The permitting evaluation process serves to determine if a project, such as proposed pipeline, provides a net benefit to all Minnesotans. The process is not over, and Minnesota should not be cowed into bad decisions.
Jerry Striegel, St. Paul
• • •
The Editorial Board states that "Minnesota's problem in separating itself from fossil fuels is far larger than Line 3, and will take decades to accomplish." According to the most recent IPCC report we simply don't have decades to wean ourselves off fossil fuels to avert the worst effects of climate change. The editorial only considered three options: either we replace Line 3, allow the dangerous existing Line 3 to continue to operate, or ship oil by rail. But the fourth and best option was not seriously considered: shut down the existing pipeline, don't build a new one, and don't allow rail shipment of carbon intensive tar sands oil across our state. The Line 3 project will have more than double the capacity of the existing Line 3, and the shipped oil will have a total CO2 equivalent of 50 coal fired power plants, not to mention the disastrous effects of a potential oil spill in some of the most pristine wilderness in our entire country. How can this not be a large problem? How is the Editorial Board's position consistent with its claimed commitment to "environmental quality and clean energy goals?" They state the PUC's process was "rigorous and exhaustive". What about the rigorous and exhaustive process by the scientists and experts of the Commerce Department, who concluded that this project is not in the best interest of Minnesota?
James Doyle, St. Paul
STATE BUDGET
What really happened when spending didn't factor in inflation
Peter Hutchinson, finance commissioner under Gov. Rudy Perpich, takes the Star Tribune Editorial Board to task for advocating that inflation be factored in the state's economic forecast ("Why inflation doesn't belong in spending forecasts," March 10). He proudly boasts of being the architect of its removal.
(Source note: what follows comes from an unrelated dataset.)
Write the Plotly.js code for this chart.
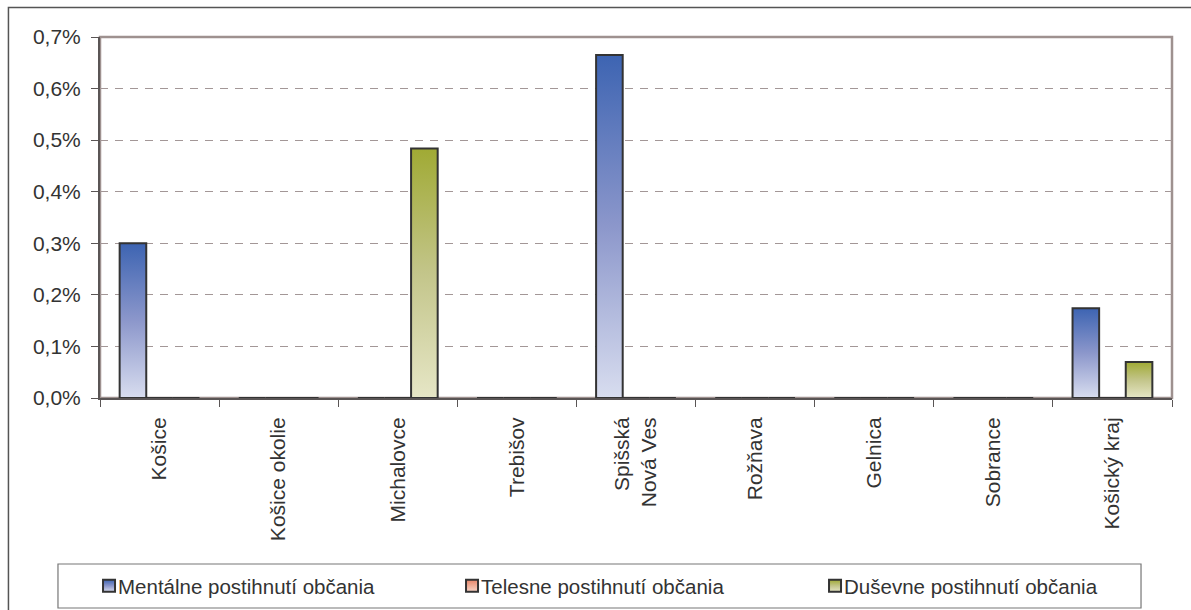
<!DOCTYPE html>
<html>
<head>
<meta charset="utf-8">
<script src="https://cdn.plot.ly/plotly-3.0.1.min.js"></script>
<style>
  html, body { margin: 0; padding: 0; background: #ffffff; }
  #chart { width: 1191px; height: 610px; }
</style>
</head>
<body>
<div id="chart"></div>
<script>
// Districts of the Košice region (x categories)
const districts = ['Košice', 'Košice okolie', 'Michalovce', 'Trebišov', 'Spišská<br>Nová Ves',
                   'Rožňava', 'Gelnica', 'Sobrance', 'Košický kraj'];

// Share of citizens with each type of disability (fractions, shown as %)
const mentalShare   = [0.0030, 0, 0, 0, 0.00665, 0, 0, 0, 0.00174];
const physicalShare = [0, 0, 0, 0, 0, 0, 0, 0, 0];
const psychShare    = [0, 0, 0.00484, 0, 0, 0, 0, 0, 0.0007];

const seriesNames = ['Mentálne postihnutí občania', 'Telesne postihnutí občania', 'Duševne postihnutí občania'];

// Vertical gradients used as bar fills (top colour -> bottom colour)
const fills = [
  { id: 'gradMental',   top: '#3d64b2', mid: '#8c97cb', bottom: '#d8ddef', flat: '#7d8fc8' },
  { id: 'gradPhysical', top: '#e8866a', mid: '#f0ae98', bottom: '#f9d6c8', flat: '#f0ae98' },
  { id: 'gradPsych',    top: '#a0aa34', mid: '#c3c58a', bottom: '#e6e6c6', flat: '#c3c58a' }
];

const FONT = 'Liberation Sans, Arial, sans-serif';
const TEXT = '#333333';

const seriesValues = [mentalShare, physicalShare, psychShare];
const traces = seriesValues.map((vals, i) => ({
  type: 'bar',
  name: seriesNames[i],
  x: districts,
  y: vals,
  marker: { color: fills[i].flat, line: { color: '#333333', width: 2 } },
  hoverinfo: 'skip'
}));

const layout = {
  width: 1191,
  height: 610,
  margin: { l: 100, r: 19, t: 37, b: 212, autoexpand: false },
  paper_bgcolor: '#ffffff',
  plot_bgcolor: '#ffffff',
  separators: ',.',
  barmode: 'group',
  bargap: 0.33,
  bargroupgap: 0,
  font: { family: FONT, size: 21, color: TEXT },
  showlegend: true,
  xaxis: {
    type: 'category',
    automargin: false,
    showgrid: false,
    zeroline: false,
    showline: true,
    linecolor: '#5a5555',
    linewidth: 2,
    ticks: 'outside',
    tickson: 'boundaries',
    ticklen: 7,
    tickcolor: '#5a5555',
    tickwidth: 1,
    tickangle: -90,
    ticklabelstandoff: 9,
    tickfont: { family: FONT, size: 21, color: TEXT }
  },
  yaxis: {
    range: [0, 0.007],
    dtick: 0.001,
    tick0: 0,
    tickformat: '.1%',
    automargin: false,
    showgrid: true,
    gridcolor: '#a39797',
    gridwidth: 1,
    griddash: '8px,7px',
    zeroline: false,
    showline: true,
    linecolor: '#5a5555',
    linewidth: 2,
    ticks: 'outside',
    ticklen: 7,
    tickcolor: '#5a5555',
    tickwidth: 1,
    ticklabelstandoff: 6,
    tickfont: { family: FONT, size: 21, color: TEXT }
  },
  legend: {
    orientation: 'h',
    x: -0.0205,
    xanchor: 'left',
    y: -0.5208,
    yanchor: 'middle',
    borderwidth: 0,
    bgcolor: 'rgba(0,0,0,0)',
    font: { family: FONT, size: 20.5, color: TEXT },
    entrywidth: 318,
    itemwidth: 30,
    traceorder: 'normal'
  },
  shapes: [
    // plot-area frame (top and right edges visible in lighter tone)
    { type: 'rect', xref: 'paper', yref: 'paper', x0: 0, x1: 1, y0: 0, y1: 1,
      line: { color: '#9e918f', width: 2.5 }, layer: 'below' },
    // outer chart frame
    { type: 'rect', xref: 'paper', yref: 'paper', x0: -0.0854, x1: 1.05, y0: -0.7, y1: 1.0817,
      line: { color: '#555555', width: 1.5 }, layer: 'below' },
    // legend frame
    { type: 'rect', xref: 'paper', yref: 'paper', x0: -0.0392, x1: 0.9711, y0: -0.5817, y1: -0.4598,
      line: { color: '#777777', width: 1.2 }, layer: 'below' }
  ]
};

function addGradients(gd) {
  const ns = 'http://www.w3.org/2000/svg';
  const svg = gd.querySelector('svg.main-svg');
  let defs = svg.querySelector('defs');
  if (!defs) { defs = document.createElementNS(ns, 'defs'); svg.insertBefore(defs, svg.firstChild); }
  fills.forEach(f => {
    if (document.getElementById(f.id)) return;
    const lg = document.createElementNS(ns, 'linearGradient');
    lg.setAttribute('id', f.id);
    lg.setAttribute('x1', '0'); lg.setAttribute('y1', '0');
    lg.setAttribute('x2', '0'); lg.setAttribute('y2', '1');
    [[0, f.top], [0.5, f.mid], [1, f.bottom]].forEach(([o, c]) => {
      const s = document.createElementNS(ns, 'stop');
      s.setAttribute('offset', o);
      s.setAttribute('stop-color', c);
      lg.appendChild(s);
    });
    defs.appendChild(lg);
  });
  gd.querySelectorAll('.barlayer .trace').forEach((tr, i) => {
    tr.querySelectorAll('path').forEach(p => { p.style.fill = 'url(#' + fills[i].id + ')'; });
  });
  gd.querySelectorAll('.legend .traces').forEach((tr, i) => {
    tr.querySelectorAll('.legendpoints path').forEach(p => { p.style.fill = 'url(#' + fills[i].id + ')'; });
    // tuck the legend swatch up against its label
    const pts = tr.querySelector('.legendpoints');
    if (pts) {
      const prev = pts.getAttribute('transform') || '';
      pts.setAttribute('transform', 'translate(11,0) ' + prev);
    }
  });
}

Plotly.newPlot('chart', traces, layout, { displayModeBar: false, staticPlot: true })
  .then(gd => addGradients(gd));
</script>
</body>
</html>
However, he fails to mention the calamitous results which our administration inherited in January 1991. The deficit reached $2.3 billion, the bond rating downgraded and the reserve funds depleted.
The process of returning to financial health was painful to everyone because it involved spending cuts and tax increases. John Gunyou, our new finance commissioner, and his assistant, Laura King, led the administration in building bipartisan coalitions that supported long-term financial planning with inflation included, more disciplined spending and job-growth reforms.